BMS Applauds Opportunities for Value-Based Contracting under RFI
Mike Ryan
Last week, the Centers for Medicare & Medicaid Innovation (CMMI) released a Request for Information seeking public comments on potential new patient-centered initiatives. These initiatives complement existing and ongoing initiatives at the Centers for Medicare & Medicaid Services (CMS). Bristol-Myers Squibb (BMS) applauds the announcement, to “promote patient-centered care and to test market-driven reforms.” It is our belief that these reforms “empower beneficiaries as consumers, provide price transparency, increase choices and competition to drive quality, reduce costs, and improve outcomes.” This is an exciting opportunity for innovators such as BMS as we seek ways to overcome existing hurdles inherent in our federal landscape so we can increase value for patients.
The Agency’s RFI emphasizes increased flexibility and reduced regulatory burden. It focuses on voluntary models, and analyzing options for alternative prescription drug models that can be easily aligned with existing demonstrations and policies already underway. We know from the Agency’s proposed Medicare Outpatient Prospective Payment System and Physician Payment System rules that CMS is looking at ways to reduce regulatory burden for providers and increase flexibility in the U.S. health care system.

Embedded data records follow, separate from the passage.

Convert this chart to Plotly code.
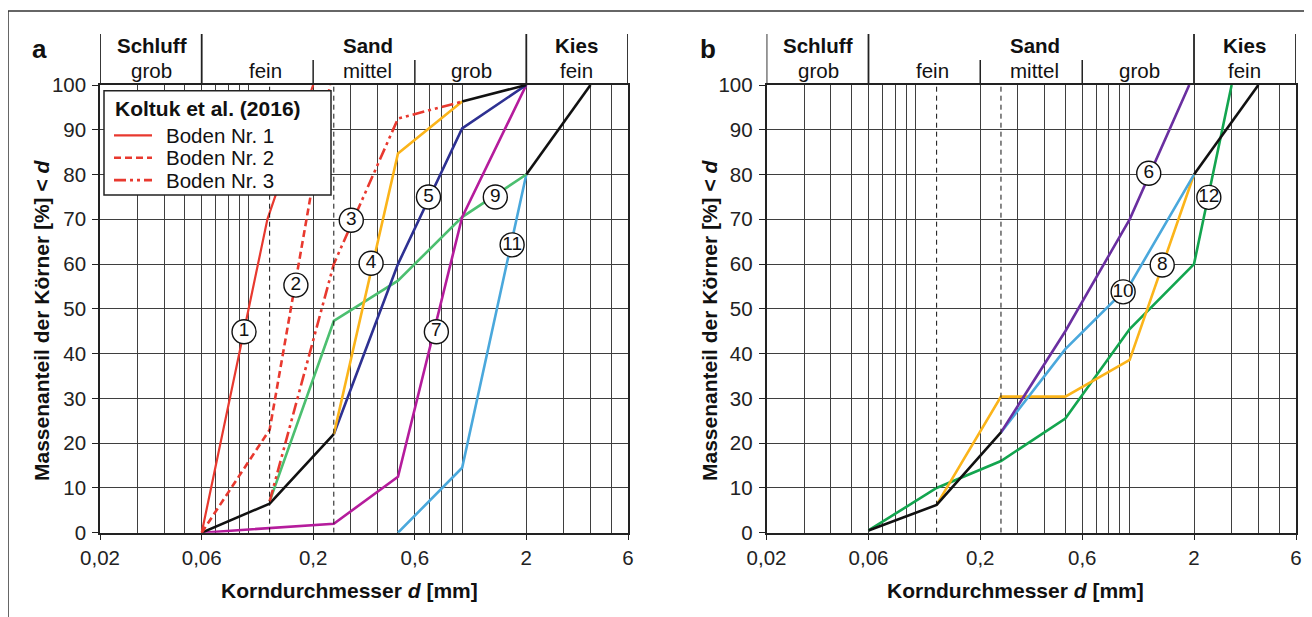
import math
import plotly.graph_objects as go

# ---------------- data ----------------
# panel a (grain-size curves, d in mm, passing in %)
a_black1_d = [0.06, 0.125, 0.25]; a_black1_p = [0, 6.5, 22]
a_black2_d = [1.0, 2.0];          a_black2_p = [96.3, 100]
a_black3_d = [2.0, 4.0];          a_black3_p = [80, 100]
c1_d = [0.06, 0.122, 0.2];        c1_p = [0, 70, 100]
c2_d = [0.06, 0.125, 0.24];       c2_p = [0, 23, 100]
c3_d = [0.125, 0.25, 0.5, 1.0];   c3_p = [7, 60, 92.5, 96.3]
c4_d = [0.25, 0.5, 1.0];          c4_p = [22, 84.7, 96.3]
c5_d = [0.25, 0.5, 1.0, 2.0];     c5_p = [22, 60, 90.3, 100]
c7_d = [0.06, 0.25, 0.5, 1.0, 2.0]; c7_p = [0, 2, 12.5, 70.5, 100]
c9_d = [0.125, 0.25, 0.5, 1.0, 2.0]; c9_p = [7, 47.3, 56.3, 70.5, 80]
c11_d = [0.5, 1.0, 2.0];          c11_p = [0, 14.5, 80]

# panel b
b_black1_d = [0.06, 0.125, 0.25]; b_black1_p = [0.5, 6.2, 22.4]
b_black2_d = [2.0, 4.0];          b_black2_p = [80, 100]
c6_d = [0.25, 0.5, 1.0, 1.9];     c6_p = [22.4, 45, 70, 100]
c10_d = [0.25, 0.5, 1.0, 2.0];    c10_p = [22.4, 41, 55.3, 80]
c8_d = [0.125, 0.25, 0.5, 1.0, 2.0]; c8_p = [6.2, 30.4, 30.4, 38.6, 80]
c12_d = [0.06, 0.125, 0.25, 0.5, 1.0, 2.0, 3.0]; c12_p = [0.5, 10, 16, 25.5, 45.5, 60, 100]

# circled curve numbers
lab_a_txt = ["1", "2", "3", "4", "5", "7", "9", "11"]
lab_a_d = [0.0948, 0.166, 0.302, 0.374, 0.695, 0.757, 1.431, 1.716]
lab_a_p = [44.9, 55.3, 69.8, 60.2, 75.0, 44.9, 75.0, 64.3]
lab_b_txt = ["6", "12", "8", "10"]
lab_b_d = [1.228, 2.346, 1.42, 0.932]
lab_b_p = [80.3, 74.9, 59.8, 53.8]

# axis ticks
major_vals = [0.02, 0.06, 0.2, 0.6, 2, 6]
major_txt = ["0,02", "0,06", "0,2", "0,6", "2", "6"]
minor_vals = [0.03, 0.04, 0.05, 0.07, 0.08, 0.09, 0.1, 0.3, 0.4, 0.5,
              0.7, 0.8, 0.9, 1.0, 3, 4, 5]
dashed_vals = [0.125, 0.25]
y_vals = list(range(0, 101, 10))

# soil class header
tall_bounds = [0.02, 0.06, 2, 6]
short_bounds = [0.2, 0.6]
main_labels = ["Schluff", "Sand", "Kies"]
main_label_d = [0.035, 0.36, 3.43]
sub_labels = ["grob", "fein", "mittel", "grob", "fein"]
sub_label_d = [0.035, 0.119, 0.36, 1.11, 3.43]

# legend entries
legend_title = "Koltuk et al. (2016)"
legend_names = ["Boden Nr. 1", "Boden Nr. 2", "Boden Nr. 3"]

# ---------------- style ----------------
OFF = 8                      # page body margin
W, H = 1312 - OFF, 617 - OFF
FONT = "Liberation Sans, Arial, sans-serif"
GRID = "#3f3f3f"
RED = "#e8392f"
BLACK = "#111111"
YELLOW = "#fbb41a"
DBLUE = "#2e3192"
MAGENTA = "#b51c9c"
GREEN_A = "#4cbf70"
LBLUE = "#4aa8dc"
PURPLE = "#6a2fa0"
GREEN_B = "#13a54f"
LW = 2.6
RED_DASH = ["solid", "7px,4px", "12px,4px,3px,4px,3px,4px"]
RED_W = [2.2, LW, LW]


def py(px_from_top):
    return (H - (px_from_top - OFF)) / H


def pxx(px):
    return (px - OFF) / W


dom_a = [pxx(100), pxx(628)]
dom_b = [pxx(766.5), pxx(1296)]
dom_y = [py(532.7), py(85)]

fig = go.Figure()


def line(d, p, color, xa, ya, name=None, dash="solid", width=LW):
    fig.add_trace(go.Scatter(
        x=d, y=p, mode="lines", xaxis=xa, yaxis=ya,
        line=dict(color=color, width=width, dash=dash),
        name=name, showlegend=False, hoverinfo="skip"))


# panel a
line(c11_d, c11_p, LBLUE, "x", "y")
line(c9_d, c9_p, GREEN_A, "x", "y")
line(c7_d, c7_p, MAGENTA, "x", "y")
line(c5_d, c5_p, DBLUE, "x", "y")
line(c4_d, c4_p, YELLOW, "x", "y")
line(a_black1_d, a_black1_p, BLACK, "x", "y")
line(a_black2_d, a_black2_p, BLACK, "x", "y")
line(a_black3_d, a_black3_p, BLACK, "x", "y")
line(c1_d, c1_p, RED, "x", "y", name=legend_names[0], dash=RED_DASH[0], width=RED_W[0])
line(c2_d, c2_p, RED, "x", "y", name=legend_names[1], dash=RED_DASH[1], width=RED_W[1])
line(c3_d, c3_p, RED, "x", "y", name=legend_names[2], dash=RED_DASH[2], width=RED_W[2])

# panel b
line(c12_d, c12_p, GREEN_B, "x2", "y2")
line(c8_d, c8_p, YELLOW, "x2", "y2")
line(c10_d, c10_p, LBLUE, "x2", "y2")
line(c6_d, c6_p, PURPLE, "x2", "y2")
line(b_black1_d, b_black1_p, BLACK, "x2", "y2")
line(b_black2_d, b_black2_p, BLACK, "x2", "y2")

for xs, ys, ts, xa, ya in [(lab_a_d, lab_a_p, lab_a_txt, "x", "y"),
                           (lab_b_d, lab_b_p, lab_b_txt, "x2", "y2")]:
    fig.add_trace(go.Scatter(
        x=xs, y=ys, text=ts, mode="markers+text", xaxis=xa, yaxis=ya,
        marker=dict(size=24, color="white", line=dict(color="#111", width=1.4)),
        textposition="middle center",
        textfont=dict(family=FONT, size=19, color="#111"),
        showlegend=False, hoverinfo="skip"))


def xaxis(domain, anchor):
    return dict(
        type="log", range=[math.log10(0.02), math.log10(6)], domain=domain,
        anchor=anchor, tickmode="array", tickvals=major_vals, ticktext=major_txt,
        ticks="outside", ticklen=6, tickwidth=1.3, tickcolor="#222",
        ticklabelstandoff=0, automargin=False,
        showgrid=True, gridcolor=GRID, gridwidth=1.2,
        minor=dict(tickmode="array", tickvals=minor_vals, showgrid=True,
                   gridcolor=GRID, gridwidth=1.2, ticks=""),
        showline=True, linecolor="#222", linewidth=1.5, mirror=True,
        zeroline=False, fixedrange=True,
        tickfont=dict(family=FONT, size=20.5, color="#222"))


def yaxis(anchor):
    return dict(
        range=[0, 100], domain=dom_y, anchor=anchor, tickmode="array",
        tickvals=y_vals, ticks="outside", ticklen=6, tickwidth=1.3,
        tickcolor="#222", ticklabelstandoff=2, automargin=False,
        showgrid=True, gridcolor=GRID, gridwidth=1.2,
        showline=True, linecolor="#222", linewidth=1.5, mirror=True,
        zeroline=False, fixedrange=True,
        tickfont=dict(family=FONT, size=20.5, color="#222"))


shapes = []
annotations = []
for xr, ya, dom in [("x", "y", dom_a), ("x2", "y2", dom_b)]:
    for d in dashed_vals:
        shapes.append(dict(type="line", xref=xr, yref=ya, x0=d, x1=d, y0=0, y1=100,
                           line=dict(color="#111", width=1, dash="5px,4px")))
    for d in tall_bounds:
        shapes.append(dict(type="line", xref=xr, yref="paper", x0=d, x1=d,
                           y0=dom_y[1], y1=py(34), line=dict(color="#222", width=1.8)))
    for d in short_bounds:
        shapes.append(dict(type="line", xref=xr, yref="paper", x0=d, x1=d,
                           y0=dom_y[1], y1=py(60), line=dict(color="#222", width=1.5)))
    for t, d in zip(main_labels, main_label_d):
        annotations.append(dict(text="<b>" + t + "</b>", xref=xr, yref="paper",
                                x=math.log10(d), y=py(45), showarrow=False,
                                xanchor="center", yanchor="middle",
                                font=dict(family=FONT, size=20.5, color="#111")))
    for t, d in zip(sub_labels, sub_label_d):
        annotations.append(dict(text=t, xref=xr, yref="paper",
                                x=math.log10(d), y=py(70.5), showarrow=False,
                                xanchor="center", yanchor="middle",
                                font=dict(family=FONT, size=20.5, color="#111")))

# figure frame (top & left edges)
shapes.append(dict(type="line", xref="paper", yref="paper", x0=pxx(8), x1=1,
                   y0=py(11), y1=py(11), line=dict(color="#333", width=1.5)))
shapes.append(dict(type="line", xref="paper", yref="paper", x0=pxx(8), x1=pxx(8),
                   y0=0, y1=py(11), line=dict(color="#333", width=1.5)))

# legend box (Koltuk et al. 2016)
shapes.append(dict(type="rect", xref="paper", yref="paper",
                   x0=pxx(104), x1=pxx(331), y0=py(195), y1=py(90.7),
                   fillcolor="white", line=dict(color="#222", width=1.5), layer="above"))
annotations.append(dict(text="<b>" + legend_title + "</b>", xref="paper", yref="paper",
                        x=pxx(113), y=py(108.5), showarrow=False,
                        xanchor="left", yanchor="middle",
                        font=dict(family=FONT, size=21, color="#111")))
for i, nm in enumerate(legend_names):
    yy = 135.3 + i * 22.4
    shapes.append(dict(type="line", xref="paper", yref="paper",
                       x0=pxx(114), x1=pxx(152), y0=py(yy), y1=py(yy), layer="above",
                       line=dict(color=RED, width=RED_W[i], dash=RED_DASH[i])))
    annotations.append(dict(text=nm, xref="paper", yref="paper",
                            x=pxx(164), y=py(yy), showarrow=False,
                            xanchor="left", yanchor="middle",
                            font=dict(family=FONT, size=20.5, color="#111")))

for lab, xc, ytc, xt in [("a", 39, 41, 349), ("b", 708, 709, 1015.5)]:
    annotations.append(dict(text="<b>" + lab + "</b>", xref="paper", yref="paper",
                            x=pxx(xc), y=py(49), showarrow=False,
                            xanchor="center", yanchor="middle",
                            font=dict(family=FONT, size=26, color="#111")))
    annotations.append(dict(text="<b>Massenanteil der Körner [%] &lt; <i>d</i></b>",
                            xref="paper", yref="paper", x=pxx(ytc), y=py(320),
                            textangle=-90, showarrow=False,
                            xanchor="center", yanchor="middle",
                            font=dict(family=FONT, size=21, color="#111")))
    annotations.append(dict(text="<b>Korndurchmesser <i>d</i> [mm]</b>",
                            xref="paper", yref="paper", x=pxx(xt), y=py(590),
                            showarrow=False, xanchor="center", yanchor="middle",
                            font=dict(family=FONT, size=21, color="#111")))

fig.update_layout(
    width=W, height=H, margin=dict(l=0, r=0, t=0, b=0, pad=0, autoexpand=False),
    paper_bgcolor="white", plot_bgcolor="white",
    xaxis=xaxis(dom_a, "y"), yaxis=yaxis("x"),
    xaxis2=xaxis(dom_b, "y2"), yaxis2=yaxis("x2"),
    shapes=shapes, annotations=annotations,
    showlegend=False,
)

fig.write_html("out.html")
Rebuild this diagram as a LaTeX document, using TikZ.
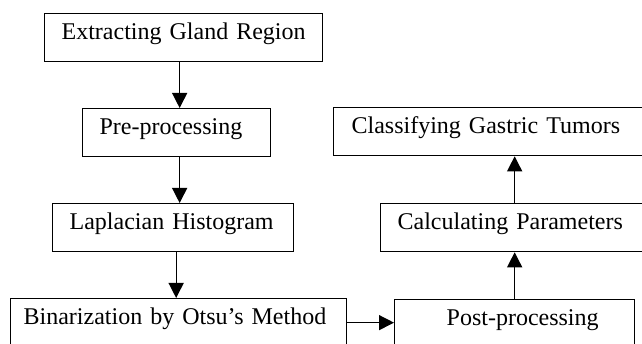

It is also notable that CMS recently announced plans to move away from mandatory and burdensome episodic payment models, and move toward voluntary models that involve greater stakeholder input and put patients first.
There is greater demand for outcome-based contracting that allows payers and providers to minimize risk, in addition to letting manufacturers differentiate their products in patient care.These changes will be increasingly necessary in today’s marketplace as Medicare and other payers are shifting toward risk-based provider payment systems and delivery models, population health management, and improved data repositories and informatics systems. The trend for outcome-based contracts is still relatively new in the U.S., but the trend is increasing as witnessed by the recent announcement on CAR-T cell therapy for pediatric populations in Medicaid and the Children’s Health Insurance Program.
To be able to engage in value-based contracting, biopharma continues to work with the Food and Drug Administration (FDA) to improve statutory certainty on how manufacturers can share health care economic information and real world evidence to appropriately to inform optimal patient care. But there is more to be done. For there to be clear pathways, federal policymakers must be open to changes to anti-kickback statutes, as well as government price reporting, 340B oversight, and current Medicaid rebate regulations. This will help expand and clarify safe harbors and reform price and rebate reporting to align with new contracting arrangements.
Both legislation and regulation are needed to properly define voluntary, value-based contracting arrangements — they establish certain core features, such as risk-sharing. It is also imperative that stakeholders, most importantly patients, have a common understanding of these arrangements. Any definitions will need to be sufficiency flexible to allow for potential innovative structures that have yet to be developed. In addition to updating directly relevant laws and regulations, such as those related to pricing, policy makers should consider whether existing fraud, abuse, and monitoring paradigms protect all stakeholders impacted by value-based arrangements.